**Task**
Give back the records below exactly, every one, with no pictures.

-------------------------

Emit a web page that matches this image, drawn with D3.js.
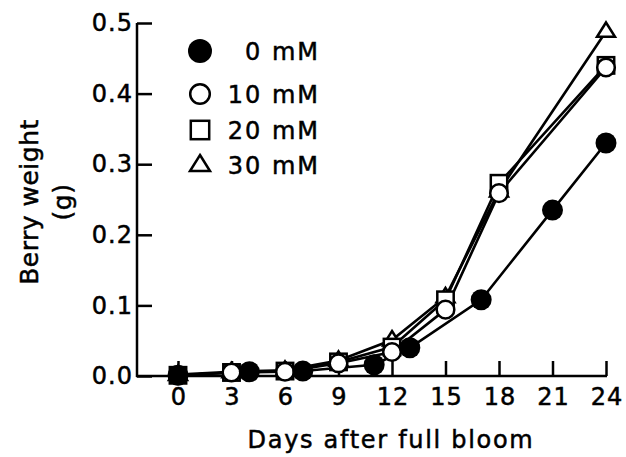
<!DOCTYPE html>
<html>
<head>
<meta charset="utf-8">
<script src="https://cdn.jsdelivr.net/npm/d3@7/dist/d3.min.js"></script>
<style>
  html, body { margin: 0; padding: 0; background: #fff; }
  svg text { font-family: "DejaVu Sans", sans-serif; fill: #000; stroke: #000; stroke-width: 0.5px; }
</style>
</head>
<body>
<svg id="chart" width="626" height="457"></svg>
<script>
// ---- data ----
const days0 = [0, 4, 7, 11, 13, 17, 21, 24];
const weight0mM = [0.001, 0.006, 0.007, 0.016, 0.040, 0.108, 0.235, 0.330];
const daysT = [0, 3, 6, 9, 12, 15, 18, 24];
const weight10mM = [0.001, 0.005, 0.006, 0.018, 0.034, 0.094, 0.259, 0.437];
const weight20mM = [0.001, 0.005, 0.007, 0.020, 0.041, 0.108, 0.273, 0.440];
const weight30mM = [0.002, 0.006, 0.008, 0.022, 0.051, 0.112, 0.262, 0.488];
const xTicks = [0, 3, 6, 9, 12, 15, 18, 21, 24];
const yTicks = [0.0, 0.1, 0.2, 0.3, 0.4, 0.5];
const legendLabels = ["0 mM", "10 mM", "20 mM", "30 mM"];

const series = [
  { name: legendLabels[0], days: days0, vals: weight0mM, shape: "filled" },
  { name: legendLabels[1], days: daysT, vals: weight10mM, shape: "circle" },
  { name: legendLabels[2], days: daysT, vals: weight20mM, shape: "square" },
  { name: legendLabels[3], days: daysT, vals: weight30mM, shape: "triangle" }
];

const svg = d3.select("#chart");
const x = d3.scaleLinear().domain([0, 24]).range([178, 606]);
const y = d3.scaleLinear().domain([0, 0.5]).range([376, 23]);
const axisX0 = 137;
const fs = 24;

// axes lines
svg.append("line").attr("x1", axisX0).attr("x2", axisX0).attr("y1", y(0.5)).attr("y2", y(0) + 1)
  .attr("stroke", "#000").attr("stroke-width", 2.5);
svg.append("line").attr("x1", axisX0 - 1).attr("x2", x(24) + 1).attr("y1", y(0)).attr("y2", y(0))
  .attr("stroke", "#000").attr("stroke-width", 2.5);

const yAxis = svg.append("g").attr("transform", `translate(${axisX0},0)`)
  .call(d3.axisLeft(y).tickValues(yTicks).tickFormat(d3.format(".1f")).tickSize(-15).tickPadding(4));
yAxis.select(".domain").remove();
yAxis.selectAll(".tick line").attr("stroke", "#000").attr("stroke-width", 2.5);
yAxis.selectAll(".tick text").attr("font-size", fs).attr("font-family", "DejaVu Sans")
  .attr("fill", "#000").attr("letter-spacing", 1);

const xAxis = svg.append("g").attr("transform", `translate(0,${y(0)})`)
  .call(d3.axisBottom(x).tickValues(xTicks).tickFormat(d3.format("d")).tickSize(-15).tickPadding(12));
xAxis.select(".domain").remove();
xAxis.selectAll(".tick line").attr("stroke", "#000").attr("stroke-width", 2.5);
xAxis.selectAll(".tick text").attr("font-size", fs).attr("font-family", "DejaVu Sans")
  .attr("fill", "#000").attr("letter-spacing", 1).attr("dx", 0.5);

// axis titles
svg.append("text").attr("x", 391).attr("y", 448).attr("text-anchor", "middle")
  .attr("font-size", fs).attr("letter-spacing", 1.7).text("Days after full bloom");
const yt = svg.append("text").attr("transform", "translate(38,202) rotate(-90)")
  .attr("text-anchor", "middle").attr("font-size", 25).attr("letter-spacing", 0.5);
yt.append("tspan").attr("x", 0).attr("dy", 0).text("Berry weight");
yt.append("tspan").attr("x", 0).attr("dy", 33).text("(g)");

// lines
const line = d3.line().x(d => x(d[0])).y(d => y(d[1]));
series.forEach(s => {
  svg.append("path").datum(s.days.map((d, i) => [d, s.vals[i]]))
    .attr("d", line).attr("fill", "none").attr("stroke", "#000").attr("stroke-width", 2.6);
});

function marker(g, shape, cx, cy, r) {
  if (shape === "filled") {
    g.append("circle").attr("cx", cx).attr("cy", cy).attr("r", r + 0.5).attr("fill", "#000");
  } else if (shape === "circle") {
    g.append("circle").attr("cx", cx).attr("cy", cy).attr("r", r - 1.2).attr("fill", "#fff")
      .attr("stroke", "#000").attr("stroke-width", 2.5);
  } else if (shape === "square") {
    const h = r - 1.8;
    g.append("rect").attr("x", cx - h).attr("y", cy - h).attr("width", 2 * h).attr("height", 2 * h)
      .attr("fill", "#fff").attr("stroke", "#000").attr("stroke-width", 2.5);
  } else {
    const h = r - 1;
    g.append("path").attr("d", `M${cx},${cy - h}L${cx + h},${cy + h * 0.6}L${cx - h},${cy + h * 0.6}Z`)
      .attr("fill", "#fff").attr("stroke", "#000").attr("stroke-width", 2.5).attr("stroke-linejoin", "miter");
  }
}

// markers (treatments first, 0 mM on top)
const order = [3, 2, 1, 0];
order.forEach(k => {
  const s = series[k];
  const g = svg.append("g");
  s.days.forEach((d, i) => marker(g, s.shape, x(d), y(s.vals[i]), 10));
});

// legend
const legY = [51, 94, 130, 165];
series.forEach((s, i) => {
  const g = svg.append("g");
  marker(g, s.shape, 200, legY[i], s.shape === "filled" ? 11.5 : 11);
  svg.append("text").attr("x", 320).attr("y", legY[i]).attr("dy", "0.36em")
    .attr("text-anchor", "end").attr("font-size", fs).attr("letter-spacing", 2).text(s.name);
});
</script>
</body>
</html>
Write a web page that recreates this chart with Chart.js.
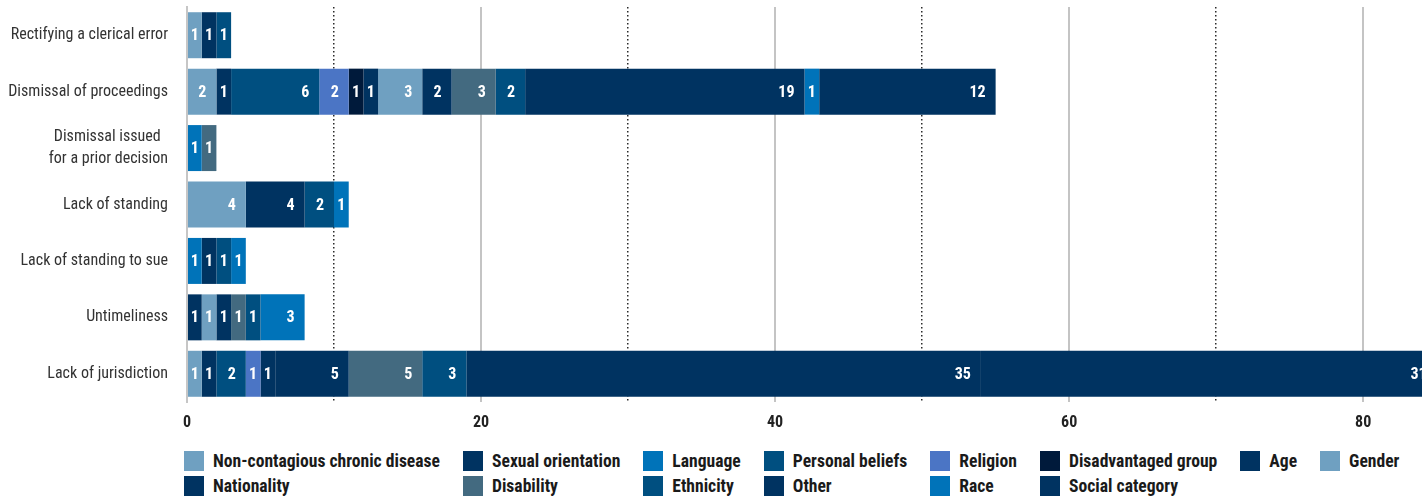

-------------------------

**The reply**
Emit a web page that matches this image, drawn with D3.js.
<!DOCTYPE html>
<html>
<head>
<meta charset="utf-8">
<script src="https://cdn.jsdelivr.net/npm/d3@7/dist/d3.min.js"></script>
<style>
  html, body { margin: 0; padding: 0; background: #fff; }
  svg text { font-family: "DejaVu Sans", sans-serif; fill: #000; stroke: #000; stroke-width: 0.5px; }
</style>
</head>
<body>
<svg id="chart" width="626" height="457"></svg>
<script>
// ---- data ----
const days0 = [0, 4, 7, 11, 13, 17, 21, 24];
const weight0mM = [0.001, 0.006, 0.007, 0.016, 0.040, 0.108, 0.235, 0.330];
const daysT = [0, 3, 6, 9, 12, 15, 18, 24];
const weight10mM = [0.001, 0.005, 0.006, 0.018, 0.034, 0.094, 0.259, 0.437];
const weight20mM = [0.001, 0.005, 0.007, 0.020, 0.041, 0.108, 0.273, 0.440];
const weight30mM = [0.002, 0.006, 0.008, 0.022, 0.051, 0.112, 0.262, 0.488];
const xTicks = [0, 3, 6, 9, 12, 15, 18, 21, 24];
const yTicks = [0.0, 0.1, 0.2, 0.3, 0.4, 0.5];
const legendLabels = ["0 mM", "10 mM", "20 mM", "30 mM"];

const series = [
  { name: legendLabels[0], days: days0, vals: weight0mM, shape: "filled" },
  { name: legendLabels[1], days: daysT, vals: weight10mM, shape: "circle" },
  { name: legendLabels[2], days: daysT, vals: weight20mM, shape: "square" },
  { name: legendLabels[3], days: daysT, vals: weight30mM, shape: "triangle" }
];

const svg = d3.select("#chart");
const x = d3.scaleLinear().domain([0, 24]).range([178, 606]);
const y = d3.scaleLinear().domain([0, 0.5]).range([376, 23]);
const axisX0 = 137;
const fs = 24;

// axes lines
svg.append("line").attr("x1", axisX0).attr("x2", axisX0).attr("y1", y(0.5)).attr("y2", y(0) + 1)
  .attr("stroke", "#000").attr("stroke-width", 2.5);
svg.append("line").attr("x1", axisX0 - 1).attr("x2", x(24) + 1).attr("y1", y(0)).attr("y2", y(0))
  .attr("stroke", "#000").attr("stroke-width", 2.5);

const yAxis = svg.append("g").attr("transform", `translate(${axisX0},0)`)
  .call(d3.axisLeft(y).tickValues(yTicks).tickFormat(d3.format(".1f")).tickSize(-15).tickPadding(4));
yAxis.select(".domain").remove();
yAxis.selectAll(".tick line").attr("stroke", "#000").attr("stroke-width", 2.5);
yAxis.selectAll(".tick text").attr("font-size", fs).attr("font-family", "DejaVu Sans")
  .attr("fill", "#000").attr("letter-spacing", 1);

const xAxis = svg.append("g").attr("transform", `translate(0,${y(0)})`)
  .call(d3.axisBottom(x).tickValues(xTicks).tickFormat(d3.format("d")).tickSize(-15).tickPadding(12));
xAxis.select(".domain").remove();
xAxis.selectAll(".tick line").attr("stroke", "#000").attr("stroke-width", 2.5);
xAxis.selectAll(".tick text").attr("font-size", fs).attr("font-family", "DejaVu Sans")
  .attr("fill", "#000").attr("letter-spacing", 1).attr("dx", 0.5);

// axis titles
svg.append("text").attr("x", 391).attr("y", 448).attr("text-anchor", "middle")
  .attr("font-size", fs).attr("letter-spacing", 1.7).text("Days after full bloom");
const yt = svg.append("text").attr("transform", "translate(38,202) rotate(-90)")
  .attr("text-anchor", "middle").attr("font-size", 25).attr("letter-spacing", 0.5);
yt.append("tspan").attr("x", 0).attr("dy", 0).text("Berry weight");
yt.append("tspan").attr("x", 0).attr("dy", 33).text("(g)");

// lines
const line = d3.line().x(d => x(d[0])).y(d => y(d[1]));
series.forEach(s => {
  svg.append("path").datum(s.days.map((d, i) => [d, s.vals[i]]))
    .attr("d", line).attr("fill", "none").attr("stroke", "#000").attr("stroke-width", 2.6);
});

function marker(g, shape, cx, cy, r) {
  if (shape === "filled") {
    g.append("circle").attr("cx", cx).attr("cy", cy).attr("r", r + 0.5).attr("fill", "#000");
  } else if (shape === "circle") {
    g.append("circle").attr("cx", cx).attr("cy", cy).attr("r", r - 1.2).attr("fill", "#fff")
      .attr("stroke", "#000").attr("stroke-width", 2.5);
  } else if (shape === "square") {
    const h = r - 1.8;
    g.append("rect").attr("x", cx - h).attr("y", cy - h).attr("width", 2 * h).attr("height", 2 * h)
      .attr("fill", "#fff").attr("stroke", "#000").attr("stroke-width", 2.5);
  } else {
    const h = r - 1;
    g.append("path").attr("d", `M${cx},${cy - h}L${cx + h},${cy + h * 0.6}L${cx - h},${cy + h * 0.6}Z`)
      .attr("fill", "#fff").attr("stroke", "#000").attr("stroke-width", 2.5).attr("stroke-linejoin", "miter");
  }
}

// markers (treatments first, 0 mM on top)
const order = [3, 2, 1, 0];
order.forEach(k => {
  const s = series[k];
  const g = svg.append("g");
  s.days.forEach((d, i) => marker(g, s.shape, x(d), y(s.vals[i]), 10));
});

// legend
const legY = [51, 94, 130, 165];
series.forEach((s, i) => {
  const g = svg.append("g");
  marker(g, s.shape, 200, legY[i], s.shape === "filled" ? 11.5 : 11);
  svg.append("text").attr("x", 320).attr("y", legY[i]).attr("dy", "0.36em")
    .attr("text-anchor", "end").attr("font-size", fs).attr("letter-spacing", 2).text(s.name);
});
</script>
</body>
</html>
Write a web page that recreates this chart with Chart.js.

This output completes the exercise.